» SET TASK
Would you write out the listing verbatim and skip every picture in it?

BEGIN MATERIAL PROVIDED

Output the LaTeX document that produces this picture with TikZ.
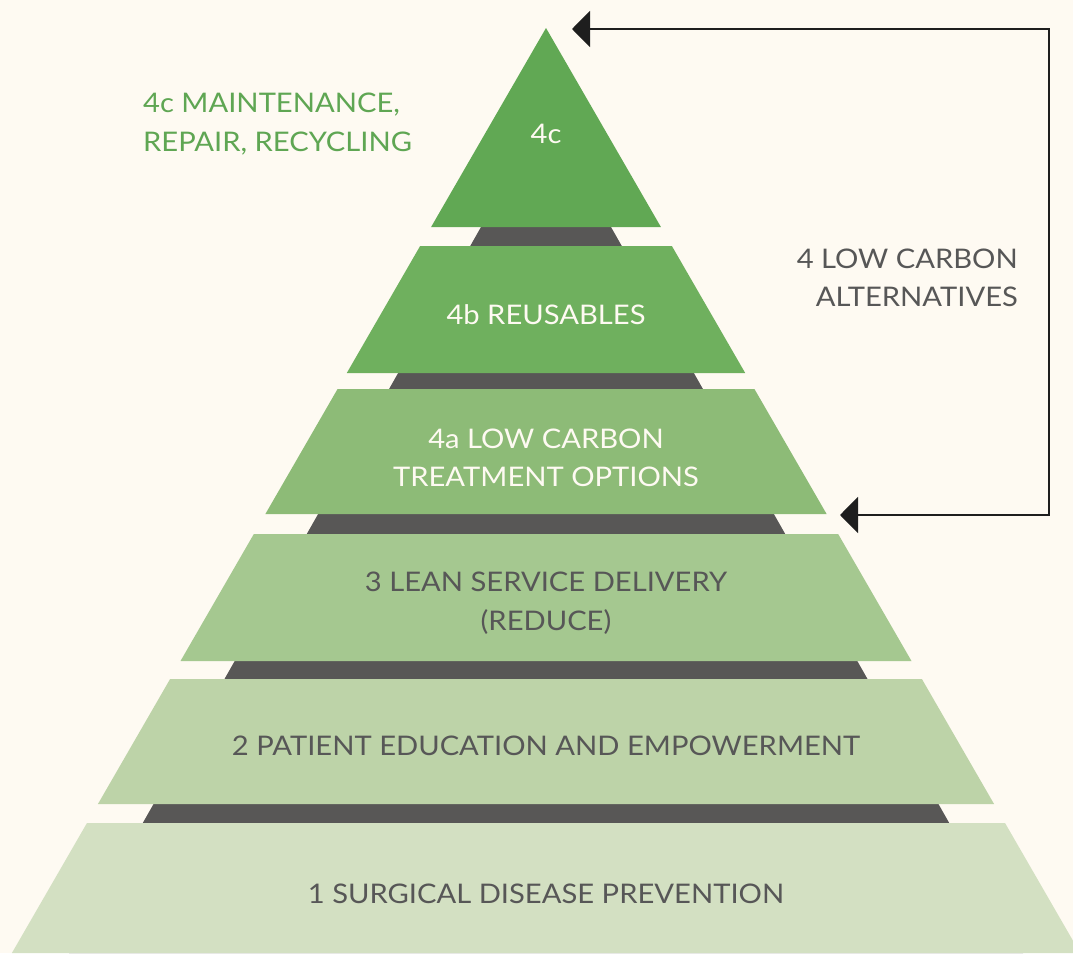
\documentclass[tikz,border=0pt]{standalone}
\usepackage{fontspec}
\setmainfont[FakeStretch=1.08]{Lato}
\usetikzlibrary{arrows.meta}
\definecolor{bg}{HTML}{FEFAF2}
\definecolor{darkband}{HTML}{585756}
\definecolor{lvA}{HTML}{61A854}
\definecolor{lvB}{HTML}{6FB05E}
\definecolor{lvC}{HTML}{8DBB77}
\definecolor{lvD}{HTML}{A5C890}
\definecolor{lvE}{HTML}{BDD3A8}
\definecolor{lvF}{HTML}{D3E0C2}
\definecolor{txtgray}{HTML}{575757}
\definecolor{txtgreen}{HTML}{5FA653}
\definecolor{arrowcol}{HTML}{1E1E1E}
\newcommand\pyrhw[1]{0.5774*(#1-28)}
\newcommand\pyrlevel[3]{%
  \fill[#3] ({546-\pyrhw{#1}},#1) -- ({546+\pyrhw{#1}},#1) -- ({546+\pyrhw{#2}},#2) -- ({546-\pyrhw{#2}},#2) -- cycle;}
\begin{document}
\begin{tikzpicture}[x=1pt,y=-1pt,
  lighttxt/.style={text=bg,font=\fontsize{27}{38.5}\selectfont,align=center,inner sep=0pt},
  darktxt/.style={text=txtgray,font=\fontsize{27}{38.5}\selectfont,align=center,inner sep=0pt},
  bracket/.style={draw=arrowcol,line width=1.4pt,{Triangle[length=18pt,width=36pt]}-{Triangle[length=18pt,width=36pt]}}]
\fill[bg] (0,0) rectangle (1073,953);
\useasboundingbox (0,0) rectangle (1073,953);
% dark backing
\fill[darkband] (481,227) -- (611,227) -- (1023,953) -- (69,953) -- cycle;
% levels
\fill[lvA] (546,28) -- ({546+\pyrhw{227}},227) -- ({546-\pyrhw{227}},227) -- cycle;
\pyrlevel{246}{373}{lvB}
\pyrlevel{389}{514}{lvC}
\pyrlevel{534}{661}{lvD}
\pyrlevel{679}{804}{lvE}
\pyrlevel{823}{953}{lvF}
% texts
\node[lighttxt] (t4c) at (546,134) {4c};
\node[lighttxt] (t4b) at (546,315) {4b REUSABLES};
\node[lighttxt] (t4a) at (546,458) {4a LOW CARBON\\TREATMENT OPTIONS};
\node[darktxt] (t3) at (546,603) {3 LEAN SERVICE DELIVERY\\(REDUCE)};
\node[darktxt] (t2) at (546,746) {2 PATIENT EDUCATION AND EMPOWERMENT};
\node[darktxt] (t1) at (546,894) {1 SURGICAL DISEASE PREVENTION};
\node[text=txtgreen,font=\fontsize{27}{38.5}\selectfont,align=left,inner sep=0pt,anchor=west] (lab4c) at (143,124) {4c MAINTENANCE,\\REPAIR, RECYCLING};
\node[text=txtgray,font=\fontsize{27}{38.5}\selectfont,align=right,inner sep=0pt,anchor=east] (lab4) at (1018,278) {4 LOW CARBON\\ALTERNATIVES};
% bracket connector
\coordinate (topTip) at (572,29);
\coordinate (botTip) at (840,515);
\coordinate (rail) at (1049,0);
\draw[bracket] (topTip) -- (topTip -| rail) -- (botTip -| rail) -- (botTip);
\end{tikzpicture}
\end{document}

END MATERIAL PROVIDED

» ANSWER TO THIS EXERCISE
Output the LaTeX document that produces this picture with TikZ.
\documentclass[tikz,border=0pt]{standalone}
\usepackage{fontspec}
\setmainfont[FakeStretch=1.08]{Lato}
\usetikzlibrary{arrows.meta}
\definecolor{bg}{HTML}{FEFAF2}
\definecolor{darkband}{HTML}{585756}
\definecolor{lvA}{HTML}{61A854}
\definecolor{lvB}{HTML}{6FB05E}
\definecolor{lvC}{HTML}{8DBB77}
\definecolor{lvD}{HTML}{A5C890}
\definecolor{lvE}{HTML}{BDD3A8}
\definecolor{lvF}{HTML}{D3E0C2}
\definecolor{txtgray}{HTML}{575757}
\definecolor{txtgreen}{HTML}{5FA653}
\definecolor{arrowcol}{HTML}{1E1E1E}
\newcommand\pyrhw[1]{0.5774*(#1-28)}
\newcommand\pyrlevel[3]{%
  \fill[#3] ({546-\pyrhw{#1}},#1) -- ({546+\pyrhw{#1}},#1) -- ({546+\pyrhw{#2}},#2) -- ({546-\pyrhw{#2}},#2) -- cycle;}
\begin{document}
\begin{tikzpicture}[x=1pt,y=-1pt,
  lighttxt/.style={text=bg,font=\fontsize{27}{38.5}\selectfont,align=center,inner sep=0pt},
  darktxt/.style={text=txtgray,font=\fontsize{27}{38.5}\selectfont,align=center,inner sep=0pt},
  bracket/.style={draw=arrowcol,line width=1.4pt,{Triangle[length=18pt,width=36pt]}-{Triangle[length=18pt,width=36pt]}}]
\fill[bg] (0,0) rectangle (1073,953);
\useasboundingbox (0,0) rectangle (1073,953);
% dark backing
\fill[darkband] (481,227) -- (611,227) -- (1023,953) -- (69,953) -- cycle;
% levels
\fill[lvA] (546,28) -- ({546+\pyrhw{227}},227) -- ({546-\pyrhw{227}},227) -- cycle;
\pyrlevel{246}{373}{lvB}
\pyrlevel{389}{514}{lvC}
\pyrlevel{534}{661}{lvD}
\pyrlevel{679}{804}{lvE}
\pyrlevel{823}{953}{lvF}
% texts
\node[lighttxt] (t4c) at (546,134) {4c};
\node[lighttxt] (t4b) at (546,315) {4b REUSABLES};
\node[lighttxt] (t4a) at (546,458) {4a LOW CARBON\\TREATMENT OPTIONS};
\node[darktxt] (t3) at (546,603) {3 LEAN SERVICE DELIVERY\\(REDUCE)};
\node[darktxt] (t2) at (546,746) {2 PATIENT EDUCATION AND EMPOWERMENT};
\node[darktxt] (t1) at (546,894) {1 SURGICAL DISEASE PREVENTION};
\node[text=txtgreen,font=\fontsize{27}{38.5}\selectfont,align=left,inner sep=0pt,anchor=west] (lab4c) at (143,124) {4c MAINTENANCE,\\REPAIR, RECYCLING};
\node[text=txtgray,font=\fontsize{27}{38.5}\selectfont,align=right,inner sep=0pt,anchor=east] (lab4) at (1018,278) {4 LOW CARBON\\ALTERNATIVES};
% bracket connector
\coordinate (topTip) at (572,29);
\coordinate (botTip) at (840,515);
\coordinate (rail) at (1049,0);
\draw[bracket] (topTip) -- (topTip -| rail) -- (botTip -| rail) -- (botTip);
\end{tikzpicture}
\end{document}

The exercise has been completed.